Condições para produção sustentável da lagosta mais que dobram

A biomassa é o conjunto de fatores orgânicos para o desenvolvimento natural da espécie. No Ceará, o valor saltou de 13%, em 1990, para 29% em 2018. O aumento favorece a exploração sustentável do crustáceo

Escrito por Rodrigo Rodrigues , rodrigo.rodrigues@svm.com.br
Legenda: O defeso da lagosta começou a ocorrer, no Ceará, em 2012, e visa à garantia da manutenção da espécie
Foto: NATINHO RODRIGUES

A s perdas dos estoques de lagosta a partir da década de 1980, em decorrência da sobrepesca, preocupam ambientalistas e quem depende da atividade para sobreviver. Felizmente, um estudo pioneiro no Estado mostra resultados promissores: o porcentual de biomassa mais que dobrou em 30 anos.
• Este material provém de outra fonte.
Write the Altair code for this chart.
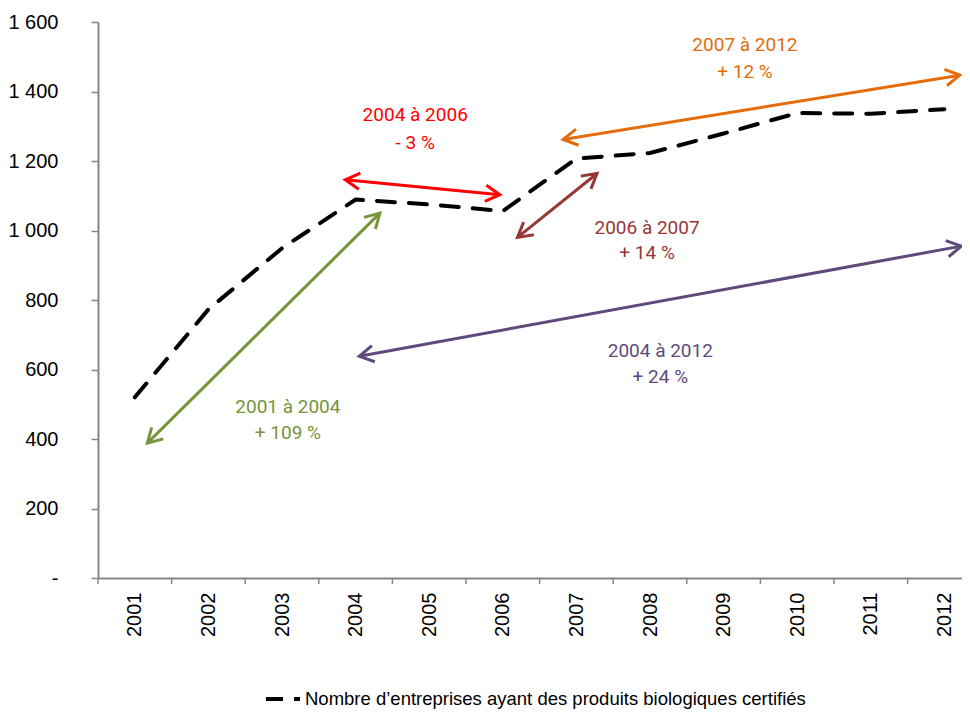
import math
import altair as alt
import pandas as pd

# ---- data ----
years = list(range(2001, 2013))
entreprises = [520, 773, 949, 1089, 1075, 1056, 1207, 1223, 1279, 1338, 1336, 1349]
serie_name = "Nombre d\u2019entreprises ayant des produits biologiques certifiés"
y_ticks = [0, 200, 400, 600, 800, 1000, 1200, 1400, 1600]

arrow_names = ["2001 à 2004", "2004 à 2006", "2006 à 2007", "2007 à 2012", "2004 à 2012"]
arrow_changes = ["+ 109 %", "- 3 %", "+ 14 %", "+ 12 %", "+ 24 %"]
arrow_colors = ["#77933C", "#FF0000", "#953735", "#E46C0A", "#604A7B"]
arrow_x1 = [2001.17, 2003.86, 2006.20, 2006.82, 2004.05]
arrow_y1 = [388, 1146, 980, 1262, 638]
arrow_x2 = [2004.33, 2005.96, 2007.28, 2012.21, 2012.23]
arrow_y2 = [1050, 1103, 1164, 1447, 955]
label_x = [2003.08, 2004.81, 2007.96, 2009.29, 2008.14]
label_y1 = [491, 1331, 1006, 1533, 652]
label_y2 = [416, 1251, 934, 1455, 578]

# ---- layout ----
W, H = 864, 556
X_MIN = 2000.5
X_MAX = X_MIN + W / 73.6
Y_MIN, Y_MAX = 0, 1600
px_x = W / (X_MAX - X_MIN)
px_y = H / (Y_MAX - Y_MIN)

AXIS_FONT = "Liberation Sans, Arial, sans-serif"
ANN_FONT = "Roboto, Liberation Sans, sans-serif"
GRAY = "#868686"

xscale = alt.Scale(domain=[X_MIN, X_MAX], nice=False, zero=False)
yscale = alt.Scale(domain=[Y_MIN, Y_MAX], nice=False)
xaxis = alt.Axis(values=years, format="d", ticks=False, labelAngle=270,
                 labelPadding=14, labelFontSize=20, title=None,
                 labelOverlap=False, labelFlush=False, grid=False)
yaxis = alt.Axis(values=y_ticks, title=None, grid=False,
                 tickSize=7, labelPadding=33, labelFontSize=20,
                 labelExpr="datum.value == 0 ? '-' : replace(format(datum.value, ','), ',', ' ')")

line_df = pd.DataFrame({"year": years, "value": entreprises, "serie": serie_name})

arrows_df = pd.DataFrame({
    "name": arrow_names, "color": arrow_colors,
    "x1": arrow_x1, "y1": arrow_y1, "x2": arrow_x2, "y2": arrow_y2,
})

heads = []
for n, c, x1, y1, x2, y2 in zip(arrow_names, arrow_colors, arrow_x1, arrow_y1, arrow_x2, arrow_y2):
    dx = (x2 - x1) * px_x
    dy = -(y2 - y1) * px_y
    ang = math.degrees(math.atan2(dy, dx))
    heads.append({"name": n, "color": c, "x1": x2, "y1": y2, "ang": ang % 360})
    heads.append({"name": n, "color": c, "x1": x1, "y1": y1, "ang": (ang + 180) % 360})
heads_df = pd.DataFrame(heads)

labels = []
for n, ch, c, lx, ly1, ly2 in zip(arrow_names, arrow_changes, arrow_colors, label_x, label_y1, label_y2):
    labels.append({"txt": n, "color": c, "x1": lx, "y1": ly1})
    labels.append({"txt": ch, "color": c, "x1": lx, "y1": ly2})
labels_df = pd.DataFrame(labels)

bounds_df = pd.DataFrame({"x1": [y - 0.5 for y in years]})

line = alt.Chart(line_df).mark_line(
    strokeDash=[18, 14], strokeWidth=4, strokeCap="round"
).encode(
    x=alt.X("year:Q", scale=xscale, axis=xaxis),
    y=alt.Y("value:Q", scale=yscale, axis=yaxis),
    color=alt.Color("serie:N", scale=alt.Scale(range=["black"]),
                    legend=alt.Legend(orient="none", legendX=166, legendY=658, title=None,
                                      symbolType="stroke", symbolStrokeWidth=4,
                                      symbolDash=[17, 11], symbolSize=1156,
                                      symbolStrokeColor="black",
                                      labelFont=AXIS_FONT, labelFontSize=18.5,
                                      labelLimit=0, labelOffset=3, labelColor="black")),
)

arrow_lines = alt.Chart(arrows_df).mark_rule(strokeWidth=3).encode(
    x=alt.X("x1:Q", scale=xscale, axis=xaxis),
    y=alt.Y("y1:Q", scale=yscale, axis=yaxis),
    x2="x2:Q", y2="y2:Q",
    color=alt.Color("color:N", scale=None),
)

arrow_heads = alt.Chart(heads_df).mark_point(
    shape="M-1,-0.57L0,0L-1,0.57", size=820, filled=False, strokeWidth=3,
    strokeJoin="miter", opacity=1
).encode(
    x=alt.X("x1:Q", scale=xscale, axis=xaxis),
    y=alt.Y("y1:Q", scale=yscale, axis=yaxis),
    angle=alt.Angle("ang:Q", scale=None),
    stroke=alt.Stroke("color:N", scale=None),
)

ann = alt.Chart(labels_df).mark_text(font=ANN_FONT, fontSize=19, align="center", baseline="middle").encode(
    x=alt.X("x1:Q", scale=xscale, axis=xaxis),
    y=alt.Y("y1:Q", scale=yscale, axis=yaxis),
    text="txt:N",
    color=alt.Color("color:N", scale=None),
)

bticks = alt.Chart(bounds_df).mark_rule(color=GRAY, strokeWidth=1.5).encode(
    x=alt.X("x1:Q", scale=xscale, axis=xaxis),
    y=alt.value(H),
    y2=alt.value(H + 6),
)

chart = alt.layer(line, arrow_lines, arrow_heads, ann, bticks).properties(
    width=W, height=H,
    padding={"left": 90, "top": 14, "right": 0, "bottom": 135},
    autosize=alt.AutoSizeParams(type="none"),
).configure_view(stroke=None).configure_axis(
    domainColor=GRAY, domainWidth=2, tickColor=GRAY, tickWidth=1.5,
    labelFont=AXIS_FONT, labelColor="black",
)

chart.save("out.html", embed_options={"renderer": "svg", "actions": False})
"A biomassa se refere ao peso de um grupo de indivíduos. A importância de aumentar a biomassa se deve à grande probabilidade de aumentar o tamanho dos indivíduos e consequentemente o peso deles ou, então, a quantidade", explica a pesquisadora da Fundação Cearense de Apoio ao Desenvolvimento Científico e Tecnológico (Funcap), que faz parte do estudo, doutora Juliana de Carvalho Gaeta.

Apesar de ainda considerado baixo, esse nível teve um salto considerável. Entre 1990 e 2011, o índice era de aproximadamente 13%, valor que saltou para 29%, entre 2012 e 2018. Os dados evidenciam, conforme a pesquisadora, os benefícios do período de defeso - medida instituída anualmente pelo Governo Federal que paralisa, por seis meses, a pesca da lagosta. O período passou a ser implementado no Ceará a partir de 2012.

Para ter ideia, em 2019, 90% da pesca foram de exemplares capturados com idades de dois a seis anos - que nasceram justamente nos períodos de defeso. Uma lagosta adulta (75 mm de comprimento) - de 3 a 4 anos, da espécie Panulirus argus, por exemplo, produz em média 300 mil ovos, enquanto uma lagosta de 150 mm de comprimento de carapaça é capaz de produzir em média 2 milhões de ovos. Assim, quanto mais velha a lagosta, mais tempo ela tem de reprodução.

"As lagostas não param de reproduzir ao longo da vida e não perdem a capacidade de procriar, pelo contrário, quanto mais velhas as fêmeas, maior a produção de ovos e maior o tamanho dos ovos", explica Gaeta.

Resultados

Os resultados preliminares da pesquisa, realizada pelo Programa Cientista Chefe - área de Pesca e Aquicultura, da Funcap, foram apresentados no fim de setembro. O cientista chefe, professor Raúl Cruz, ressaltou a importância do avanço. "Nos anos 80 para 90 havia biomassa e taxa de reprodução muito baixas. A partir de 2012 já existe uma recuperação da biomassa por efeito do defeso de seis meses. O defeso, logicamente, protege esse período de reprodução. Isso está relacionado com o processo", explicou. "É um trabalho muito importante para todos, mas somente o defeso, por si só, não vai resolver o problema", adverte.

Pesca

Sobre este ponto, Gaeta acrescenta que os consumidores têm papel fundamental. "É importante que as pessoas tenham consciência disso para, talvez, quando forem comer lagosta, não comerem as pequenas, o que é ilegal; também não comprarem lagosta ovada de nenhum pescador ou mercado", explica.

O pescador e coordenador de políticas públicas do Sindicato dos Pescadores e Pescadoras Artesanais de Icapuí, Tobias Soares, 40, também avalia os benefícios do defeso, mas reconhece que há desafios.

"O defeso é uma ferramenta muito importante, mas o esforço de pesca também aumentou. Um barco que levava 50 filas de rede caçoeira, hoje pesca com 100. Estamos em um equilíbrio muito frágil que, acontecendo qualquer evento inadequado - mudanças de correntes, derramamento de óleo, aquecimento global -, teremos um impacto muito negativo sob os estoques".

Segundo ele, a implantação do defeso propiciou manter o patamar de produção. "Antes, a gente pescava 11.500 toneladas (ano), hoje, temos cerca de 4.500 toneladas, que vêm se mantendo. Nem sobe e nem baixa, as oscilações são muito pequenas", aponta. "Mas observo que ainda há muita comercialização mesmo no defeso. Não para exportação, mas para a comercialização interna. Nos bares, barracas, ainda se via o fluxo muito grande". Neste ano, o defeso ocorreu até 31 de maio.